Copy out the material below in full, but not its images.

_Information shown_.
[start]
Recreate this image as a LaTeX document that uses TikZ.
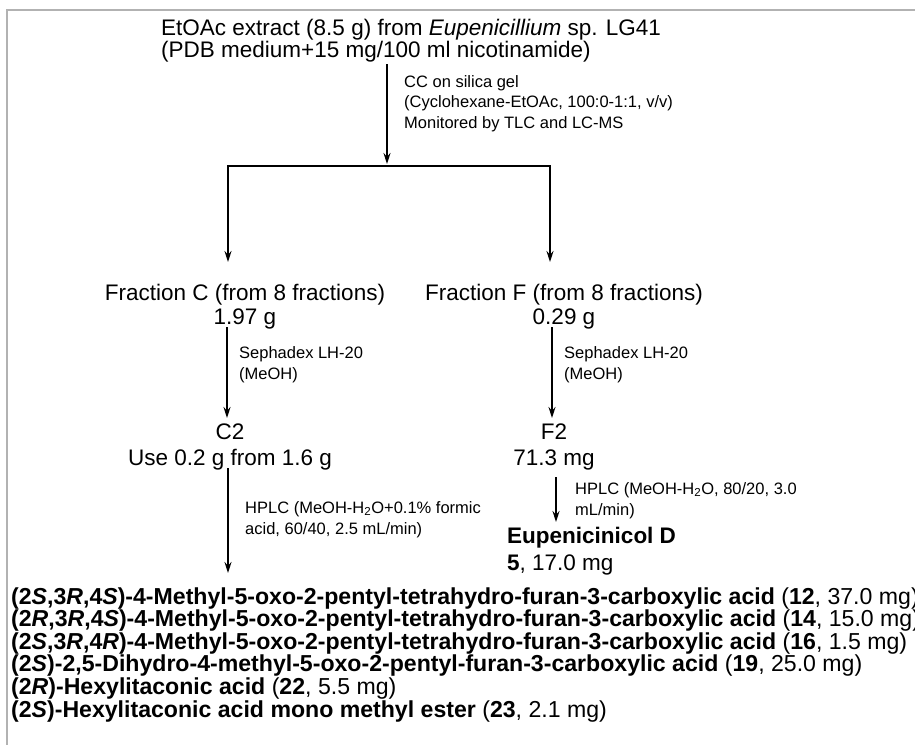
\documentclass[tikz,border=0pt]{standalone}
\usepackage{fontspec}
\setmainfont{Liberation Sans}
\usetikzlibrary{arrows.meta}
\newcommand\regtxt[1]{{\mdseries #1}}
\begin{document}
\begin{tikzpicture}[x=1pt,y=-1pt,
  big/.style={font=\fontsize{22.5}{22}\selectfont, inner sep=0pt},
  bigc/.style={font=\fontsize{22.5}{24}\selectfont, inner sep=0pt, anchor=base, align=center},
  bigd/.style={font=\fontsize{22.5}{26.5}\selectfont, inner sep=0pt},
  lab/.style={font=\fontsize{16.5}{20.7}\selectfont, inner sep=0pt, anchor=base west, align=left},
  cmpd/.style={font=\bfseries\fontsize{23.1}{22.6}\selectfont, inner sep=0pt, anchor=base west, align=left},
  arr/.style={line width=1.5pt, -{Stealth[length=11pt,width=7pt]}},
  arrtwo/.style={line width=1.5pt, {Stealth[length=11pt,width=7pt]}-{Stealth[length=11pt,width=7pt]}},
  framel/.style={draw=gray!60, line width=2pt}]
\useasboundingbox (0,0) rectangle (915,745);
\draw[framel] (915,10) -- (7,10) -- (7,745);

% base anchor of a multi-line node = baseline of its last line
\node[big, anchor=base west, align=left] (title) at (161,57)
  {EtOAc extract (8.5 g) from \textit{Eupenicillium} sp. LG41\\(PDB medium+15 mg/100 ml nicotinamide)};
\node[lab] (cc) at (404,128.4)
  {CC on silica gel\\(Cyclohexane-EtOAc, 100:0-1:1, v/v)\\Monitored by TLC and LC-MS};

\coordinate (a0) at (387,64);
\coordinate (j) at (387,164);
\coordinate (jl) at (228,166);
\coordinate (jr) at (550,166);
\coordinate (fcin) at (228,262);
\coordinate (ffin) at (550,262);
\draw[arr] (a0) -- (j);
\draw[arrtwo, line join=miter] (fcin) -- (jl) -- (jr) -- (ffin);

\node[bigc] (fc) at (245,324) {Fraction C (from 8 fractions)\\1.97 g};
\node[bigc] (ff) at (564,324) {Fraction F (from 8 fractions)\\0.29 g};

\coordinate (c1) at (227,327);
\coordinate (c1e) at (227,418);
\coordinate (f1) at (552,327);
\coordinate (f1e) at (552,418);
\draw[arr] (c1) -- (c1e);
\draw[arr] (f1) -- (f1e);
\node[lab] (sephc) at (239,379) {Sephadex LH-20\\(MeOH)};
\node[lab] (sephf) at (564,379) {Sephadex LH-20\\(MeOH)};

\node[bigd, anchor=base, align=center] (c2) at (230,465.5) {C2\\Use 0.2 g from 1.6 g};
\node[bigd, anchor=base, align=center] (f2) at (554,465.5) {F2\\71.3 mg};

\coordinate (c2s) at (228,468);
\coordinate (c2e) at (228,573);
\coordinate (f2s) at (556,477);
\coordinate (f2e) at (556,522);
\draw[arr] (c2s) -- (c2e);
\draw[arr] (f2s) -- (f2e);
\node[lab] (hplcc) at (245,534) {HPLC (MeOH-H\textsubscript{2}O+0.1\% formic\\acid, 60/40, 2.5 mL/min)};
\node[lab] (hplcf) at (575,515) {HPLC (MeOH-H\textsubscript{2}O, 80/20, 3.0\\mL/min)};

\node[bigd, anchor=base west, align=left] (eup) at (507,570) {\textbf{Eupenicinicol D}\\\textbf{5}, 17.0 mg};

\node[cmpd] (cmpds) at (11,717) {%
(2\textit{S},3\textit{R},4\textit{S})-4-Methyl-5-oxo-2-pentyl-tetrahydro-furan-3-carboxylic acid \regtxt{(}12\regtxt{, 37.0 mg)}\\
(2\textit{R},3\textit{R},4\textit{S})-4-Methyl-5-oxo-2-pentyl-tetrahydro-furan-3-carboxylic acid \regtxt{(}14\regtxt{, 15.0 mg)}\\
(2\textit{S},3\textit{R},4\textit{R})-4-Methyl-5-oxo-2-pentyl-tetrahydro-furan-3-carboxylic acid \regtxt{(}16\regtxt{, 1.5 mg)}\\
(2\textit{S})-2,5-Dihydro-4-methyl-5-oxo-2-pentyl-furan-3-carboxylic acid \regtxt{(}19\regtxt{, 25.0 mg)}\\
(2\textit{R})-Hexylitaconic acid \regtxt{(}22\regtxt{, 5.5 mg)}\\
(2\textit{S})-Hexylitaconic acid mono methyl ester \regtxt{(}23\regtxt{, 2.1 mg)}};
\end{tikzpicture}
\end{document}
[end]
_Response to the task_.
Recreate this image as a LaTeX document that uses TikZ.
\documentclass[tikz,border=0pt]{standalone}
\usepackage{fontspec}
\setmainfont{Liberation Sans}
\usetikzlibrary{arrows.meta}
\newcommand\regtxt[1]{{\mdseries #1}}
\begin{document}
\begin{tikzpicture}[x=1pt,y=-1pt,
  big/.style={font=\fontsize{22.5}{22}\selectfont, inner sep=0pt},
  bigc/.style={font=\fontsize{22.5}{24}\selectfont, inner sep=0pt, anchor=base, align=center},
  bigd/.style={font=\fontsize{22.5}{26.5}\selectfont, inner sep=0pt},
  lab/.style={font=\fontsize{16.5}{20.7}\selectfont, inner sep=0pt, anchor=base west, align=left},
  cmpd/.style={font=\bfseries\fontsize{23.1}{22.6}\selectfont, inner sep=0pt, anchor=base west, align=left},
  arr/.style={line width=1.5pt, -{Stealth[length=11pt,width=7pt]}},
  arrtwo/.style={line width=1.5pt, {Stealth[length=11pt,width=7pt]}-{Stealth[length=11pt,width=7pt]}},
  framel/.style={draw=gray!60, line width=2pt}]
\useasboundingbox (0,0) rectangle (915,745);
\draw[framel] (915,10) -- (7,10) -- (7,745);

% base anchor of a multi-line node = baseline of its last line
\node[big, anchor=base west, align=left] (title) at (161,57)
  {EtOAc extract (8.5 g) from \textit{Eupenicillium} sp. LG41\\(PDB medium+15 mg/100 ml nicotinamide)};
\node[lab] (cc) at (404,128.4)
  {CC on silica gel\\(Cyclohexane-EtOAc, 100:0-1:1, v/v)\\Monitored by TLC and LC-MS};

\coordinate (a0) at (387,64);
\coordinate (j) at (387,164);
\coordinate (jl) at (228,166);
\coordinate (jr) at (550,166);
\coordinate (fcin) at (228,262);
\coordinate (ffin) at (550,262);
\draw[arr] (a0) -- (j);
\draw[arrtwo, line join=miter] (fcin) -- (jl) -- (jr) -- (ffin);

\node[bigc] (fc) at (245,324) {Fraction C (from 8 fractions)\\1.97 g};
\node[bigc] (ff) at (564,324) {Fraction F (from 8 fractions)\\0.29 g};

\coordinate (c1) at (227,327);
\coordinate (c1e) at (227,418);
\coordinate (f1) at (552,327);
\coordinate (f1e) at (552,418);
\draw[arr] (c1) -- (c1e);
\draw[arr] (f1) -- (f1e);
\node[lab] (sephc) at (239,379) {Sephadex LH-20\\(MeOH)};
\node[lab] (sephf) at (564,379) {Sephadex LH-20\\(MeOH)};

\node[bigd, anchor=base, align=center] (c2) at (230,465.5) {C2\\Use 0.2 g from 1.6 g};
\node[bigd, anchor=base, align=center] (f2) at (554,465.5) {F2\\71.3 mg};

\coordinate (c2s) at (228,468);
\coordinate (c2e) at (228,573);
\coordinate (f2s) at (556,477);
\coordinate (f2e) at (556,522);
\draw[arr] (c2s) -- (c2e);
\draw[arr] (f2s) -- (f2e);
\node[lab] (hplcc) at (245,534) {HPLC (MeOH-H\textsubscript{2}O+0.1\% formic\\acid, 60/40, 2.5 mL/min)};
\node[lab] (hplcf) at (575,515) {HPLC (MeOH-H\textsubscript{2}O, 80/20, 3.0\\mL/min)};

\node[bigd, anchor=base west, align=left] (eup) at (507,570) {\textbf{Eupenicinicol D}\\\textbf{5}, 17.0 mg};

\node[cmpd] (cmpds) at (11,717) {%
(2\textit{S},3\textit{R},4\textit{S})-4-Methyl-5-oxo-2-pentyl-tetrahydro-furan-3-carboxylic acid \regtxt{(}12\regtxt{, 37.0 mg)}\\
(2\textit{R},3\textit{R},4\textit{S})-4-Methyl-5-oxo-2-pentyl-tetrahydro-furan-3-carboxylic acid \regtxt{(}14\regtxt{, 15.0 mg)}\\
(2\textit{S},3\textit{R},4\textit{R})-4-Methyl-5-oxo-2-pentyl-tetrahydro-furan-3-carboxylic acid \regtxt{(}16\regtxt{, 1.5 mg)}\\
(2\textit{S})-2,5-Dihydro-4-methyl-5-oxo-2-pentyl-furan-3-carboxylic acid \regtxt{(}19\regtxt{, 25.0 mg)}\\
(2\textit{R})-Hexylitaconic acid \regtxt{(}22\regtxt{, 5.5 mg)}\\
(2\textit{S})-Hexylitaconic acid mono methyl ester \regtxt{(}23\regtxt{, 2.1 mg)}};
\end{tikzpicture}
\end{document}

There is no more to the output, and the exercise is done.